EM Solutions Pty Ltd.
- Company type: Private
- Industry: Communications, Defense
- Founded: 1998; 28 years ago
- Founders: Dr John Ness; Peter Bradley;
- Headquarters: Brisbane, Queensland, Australia
- Area served: Worldwide
- Key people: Dr Rowan Gilmore (CEO); Dr John Ness (CTO); Peter Bradley (chief engineer);
- Products: SATCOM, SOTM, satellite terminals, VSAT, microwave components, BUCs and LNBs
- Number of employees: 50+

= EM Solutions =

Satellite communications component company

EM Solutions Pty Ltd is a satellite communications component company based in Brisbane, Queensland, Australia. Founded in 1998, it is involved in the research, design, and production of differentiated microwave and radiofrequency products and systems for satellite and broadband communications.

The firm provides components for both commercial and military customers with its subsidiary, EMClarity, specialising in the broadcast industry. It has partnered with the Defence Science and Technology Group (DSTO), the Commonwealth Scientific and Industrial Research Organisation (CSIRO), and the University of Queensland.

== History ==
EM Solutions emerged as a successor to the founders' original company, Mitec Limited, in 1998. Founded in 1984 through the commercialization of the University of Queensland’s Microwave Technology Development Centre, Mitec produced communications products still in use today at companies including Optus and Telstra.

After Mitec's acquisition by Codan Pty Ltd for $30 million in 1998, EM Solutions was founded by Peter Bradley and Dr John Ness. It was acquired by the Australian company Electro Optic Systems (EOS) in October 2019.

In January 2025, it was announced that Cohort had completed its purchase of the company.

== Products ==
EM Solutions initially began developing solid-state power amplifiers, filters, and oscillators, before producing high-speed receivers and transmitters for radios. In 2008, EM Solutions launched its initial foray into SATCOM On-The-Move (SOTM) terminals after being granted sponsorship from the Australian Defence Force to develop a land-mobile Ka-band terminal.

In 2016, subsidiary EMClarity produced the world’s lowest latency 5 Gbit/s, E-band (70 to 80Ghz) microwave radio, the E10G. Now used to connect servers from the New York Stock Exchange (NYSE) to those of Nasdaq Stock Market, this product was created in response to industry requests for lower latency communications networks to equal the speed of computer processing platforms utilized to facilitate financial trades.

EM Solutions was commissioned by a United States government agency to supply E-band radios for ship-to-shore communication. Employing the steerable gimbal systems used in the company’s SATCOM On-The-Move terminals, the radios achieve the longest range and highest data rate of any commercial wireless system at 10 Gbit/s and 20 km, respectively.

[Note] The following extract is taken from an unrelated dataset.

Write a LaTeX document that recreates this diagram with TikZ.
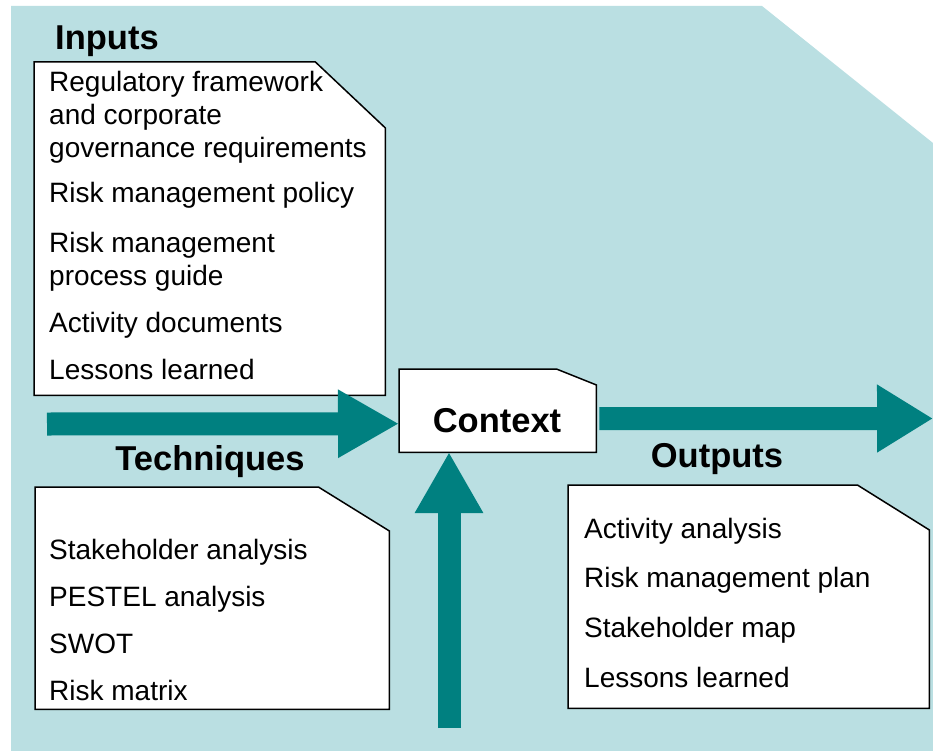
\documentclass[tikz,border=0pt]{standalone}
\usepackage{fontspec}
\setmainfont{Liberation Sans}
\usetikzlibrary{arrows.meta}
\definecolor{paleblue}{RGB}{186,223,226}
\definecolor{arrowteal}{RGB}{0,128,128}
\tikzset{
  docbox/.style={inner sep=0pt, anchor=north west},
  item/.style={anchor=base west, inner sep=0pt, align=left, font=\fontsize{28}{33}\selectfont},
  heading/.style={inner sep=0pt, font=\fontsize{34.5}{40}\selectfont\bfseries},
  bigarrow/.style={draw=arrowteal, line width=23pt, -{Triangle[length=61pt,width=64pt]}},
  outline/.style={draw=black, fill=white, line width=1.5pt, line join=miter}
}
% box with the top right corner cut off: node, dx, dy
\newcommand{\cutcorner}[3]{%
  \path[outline] (#1.north west) -- ([xshift=-#2pt]#1.north east) -- ([yshift=-#3pt]#1.north east)
    -- (#1.south east) -- (#1.south west) -- cycle;}
\begin{document}
\begin{tikzpicture}[x=1pt,y=-1pt]
		\useasboundingbox (0,0) rectangle (933,751);
		% background
		\fill[paleblue] (11,6) -- (762,6) -- (933,143) -- (933,751) -- (11,751) -- cycle;
		% boxes
		\node[docbox, minimum width=351pt, minimum height=333pt] (inbox) at (34,62) {};
		\node[docbox, minimum width=354pt, minimum height=222pt] (techbox) at (35,487) {};
		\node[docbox, minimum width=361pt, minimum height=223pt] (outbox) at (568,485) {};
		\node[docbox, minimum width=197pt, minimum height=83pt] (ctx) at (399,369) {};
		\cutcorner{inbox}{70}{66}
		\cutcorner{techbox}{71}{44}
		\cutcorner{outbox}{72}{45}
		\cutcorner{ctx}{40}{16}
		% arrows
		\coordinate (instart) at (47,424);
		\coordinate (intip) at ([yshift=-13pt]ctx.west);
		\coordinate (upstart) at (449,728);
		\coordinate (uptip) at (449,452);
		\coordinate (outstart) at ([xshift=3pt,yshift=-8pt]ctx.east);
		\coordinate (outtip) at (933,418.5);
		\draw[bigarrow] (instart) -- (intip);
		\draw[bigarrow] (upstart) -- (uptip);
		\draw[bigarrow, -{Triangle[length=56pt,width=64pt]}] (outstart) -- (outtip);
		% headings
		\node[heading, anchor=base west] (intitle) at (55,50) {Inputs};
		\node[heading, anchor=base] (techtitle) at (210,470) {Techniques};
		\node[heading, anchor=base] (outtitle) at (717,467) {Outputs};
		\node[heading, anchor=base] (ctxtitle) at (497,432) {Context};
		% inputs (base = last line)
		\node[item] (in1) at (49,158) {Regulatory framework\\and corporate\\governance requirements};
		\node[item] (in2) at (49,203) {Risk management policy};
		\node[item] (in3) at (49,285) {Risk management\\process guide};
		\node[item] (in4) at (49,332) {Activity documents};
		\node[item] (in5) at (49,379) {Lessons learned};
		% techniques
		\node[item] (tech1) at (49,559) {Stakeholder analysis};
		\node[item] (tech2) at (49,606) {PESTEL analysis};
		\node[item] (tech3) at (49,653) {SWOT};
		\node[item] (tech4) at (49,700) {Risk matrix};
		% outputs
		\node[item] (out1) at (584,538) {Activity analysis};
		\node[item] (out2) at (584,587) {Risk management plan};
		\node[item] (out3) at (584,637) {Stakeholder map};
		\node[item] (out4) at (584,687) {Lessons learned};
	\end{tikzpicture}
\end{document}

In 2015, EM Solutions partnered with leading satellite telecommunications company, Inmarsat, to produce the first dual X- and Ka-bands terminal with universal (land or sea) capability. These terminals have been installed in the Australian Border Force's and the Royal Australian Navy’s Cape Class patrol boats, providing broadband access to crews of these vessels for the first time.